Faciality
and facetiousness ( my comments)
I first read the 'plateau' on faciality in Thousand Plateaus
(TP) I had taken the advice in the
Introduction to consider each plateau as offering
a self contained argument, and was immediately
disappointed to find that that section started
with a reference to an earlier discussion about
signifiance and significance somewhere else—it was
not actually referenced of course. I then
tried to make sense of the ludicrously aphoristic
and gnomic sentences about white screens and black
holes, 'four eyed machines', and
territorialization, but it soon dawned on me that
all sorts of references were being made not only
to other sections of the book, but to other books
that Deleuze and Guattari had read (only partially
referenced). Eventually I realized that they
were also referring to their own earlier works, or
even to conversations they had had among
themselves on various topics. In other
words, the whole thing was really a kind of
private reverie, two people putting down comments
in a kind of joint diary, making sense among
themselves, no doubt, but leaving any reader
outside the conversation completely baffled—and
pretty pissed off.
Very recently, I have read Guattari's book The Machinic
Unconscious,(MU) and he has a
lengthy chapter (4) on faciality.
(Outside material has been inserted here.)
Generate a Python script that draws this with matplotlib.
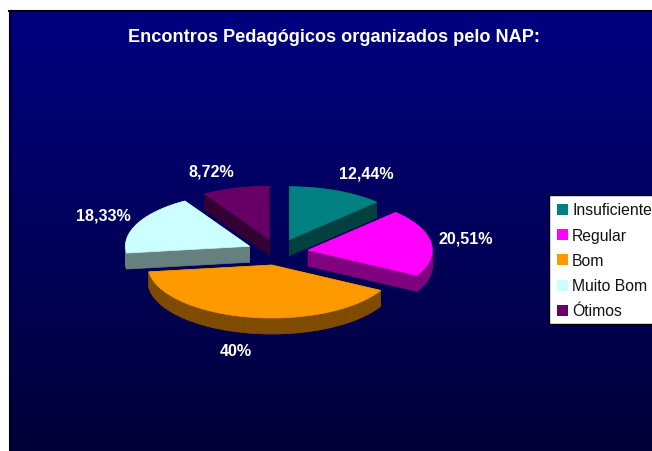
import numpy as np
import matplotlib
matplotlib.use("Agg")
import matplotlib.pyplot as plt
from matplotlib.patches import Polygon, Rectangle

plt.rcParams["font.family"] = ["Liberation Sans", "DejaVu Sans"]

# valeurs du camembert, dans l'ordre horaire depuis le haut
categories = ["Insuficiente", "Regular", "Bom", "Muito Bom", "Ótimos"]
values = [12.44, 20.51, 40, 18.33, 8.72]
value_labels = ["12,44%", "20,51%", "40%", "18,33%", "8,72%"]
colors = ["#008080", "#FF00FF", "#FF9900", "#CCFFFF", "#660066"]
side_colors = ["#004040", "#800080", "#804C00", "#668080", "#330033"]
label_pos = [(366, 174), (466, 239), (236, 352), (103, 216), (211, 172)]
title = "Encontros Pedagógicos organizados pelo NAP:"

CX, CY = 277.5, 253
RX, RY = 124, 53
EXPLODE = 0.25
DEPTH = 16


def wedge_outline(start, end):
    """Contour de la part (angles en degrés, sens horaire depuis le haut)."""
    mid = np.radians((start + end) / 2)
    tip_x = CX + EXPLODE * RX * np.sin(mid)
    tip_y = CY - EXPLODE * RY * np.cos(mid)
    t = np.radians(np.linspace(start, end, 80))
    xs = tip_x + RX * np.sin(t)
    ys = tip_y - RY * np.cos(t)
    return np.column_stack([np.r_[tip_x, xs], np.r_[tip_y, ys]])


fig = plt.figure(figsize=(6.52, 4.52), dpi=100, facecolor="white")
ax = fig.add_axes([0, 0, 1, 1])
ax.set_xlim(0, 652)
ax.set_ylim(452, 0)
ax.axis("off")

# fond en dégradé vertical
grad = np.zeros((256, 1, 3))
grad[:, 0, 2] = np.linspace(0x80, 0x38, 256) / 255
ax.imshow(grad, extent=(9, 652, 452, 11), aspect="auto", zorder=0)
ax.set_xlim(0, 652)
ax.set_ylim(452, 0)
ax.plot([9.5, 9.5], [452, 11.5], color="#000020", lw=1.5, zorder=1)
ax.plot([9, 652], [11.5, 11.5], color="#000010", lw=1.5, zorder=1)

fractions = np.array(values) / sum(values)
edges = np.r_[0, np.cumsum(fractions)] * 360

# ordre de dessin : de l'arrière vers l'avant
for i in [4, 0, 3, 1, 2]:
    outline = wedge_outline(edges[i], edges[i + 1])
    closed = np.vstack([outline, outline[0]])
    for a, b in zip(closed[:-1], closed[1:]):
        quad = [a, b, b + [0, DEPTH], a + [0, DEPTH]]
        ax.add_patch(Polygon(quad, closed=True, fc=side_colors[i], ec=side_colors[i], lw=0.5, zorder=2))
    ax.add_patch(Polygon(outline, closed=True, fc=colors[i], ec=colors[i], lw=0.5, zorder=3))

for txt, (x, y) in zip(value_labels, label_pos):
    ax.text(x, y, txt, color="white", fontsize=11.6, fontweight="bold", ha="center", va="center", zorder=5)

ax.text(334, 37, title, color="white", fontsize=13.1, fontweight="bold", ha="center", va="center", zorder=5)

# légende dessinée à la main, collée au bord droit comme sur l'original
ax.add_patch(Rectangle((549, 196), 110, 129, fc="white", ec="black", lw=1, zorder=4))
for k, name in enumerate(categories):
    y = 210.5 + k * 25.2
    ax.add_patch(Rectangle((557, y - 5.5), 11, 11, fc=colors[k], ec="none", zorder=5))
    ax.text(572, y + 0.5, name, color="#111111", fontsize=11.3, ha="left", va="center", zorder=5)

fig.savefig("out.png", dpi=100)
This is
long winded, really superficial in its arguments,
and again not entirely well referenced, but it is
an improvement on Thousand Plateaus.
Guattari says he wrote this book before working
with Deleuze producing TP, and it was not
published in English until 2011, but it did emerge
from a series of collective discussions that he
was having with Deleuze. Chapter 4
made much more sense in the context of a general
discussion about modes of subjectification and
typical patterns of semiological activity in
capitalism in the first three chapters. I'm
still not claiming to have understood Guattari,
and privately I think much of it is overblown and
paranoid, but he argues that faciality is a
crucial way of rendering the endless semiotic
possibilities in an domesticated binary way. That
is probably why the binary system of white
screen/black holes is discussed as amajor
component of faciality. Although it is
obscure, it is much clearer than the plateau in Thousand
Plateaus. It must have been the same
collective discussions that our heroes were
referring to in TP., but implicitly,
without telling we innocent readers
The 'four-eyed machine', for example, is
traced in MU to the work of unnamed
'Anglo Saxon psychologists' (89) who exploit the
disciplinary power of interaction between two
people face-to-face. Once you know that, you
can start to interpret some of the gnomic remarks,
but if you didn't know that, you would be forced
to read the phrase as some kind of evocative
poetry, designed to trigger your own memories,
perhaps of being called 'four eyes'if you wore
spectacles as a child, or thinking of being
interrogated by two people at a police station, or
whatever.
I am aware that I am preferring academic meanings
to poetic ones, or should I say
(pre)ferring. But that is how the work of
Deleuze and Guattari is also read—as serious
philosophy, and I have no doubt that reducing it
all to poetry is as dubious as reducing it or to a
kind of fashionable cultural Marxism. At the
very least, commentators should make up their
minds: either warn students that there are only
poetic meanings in the sections, or help them to
find the context for some of the more obscure
utterances. What is required is a
hermeneutic approach, in the classic sense,
weeding out the poetry from the philosophy, just
theologians had to do with God's words in the
Bible. To insist that we recognize the
poetic bits as somehow integral to the
philosophical bits, as some sort of anti
positivist or anti fascist trope is a conceit,
perfectly acceptable if you are a leisured and
high powered academic, with the time and
inclination to be amused by the style, but pretty
well inaccessible to the non elite. And
delberately so, as the final insult!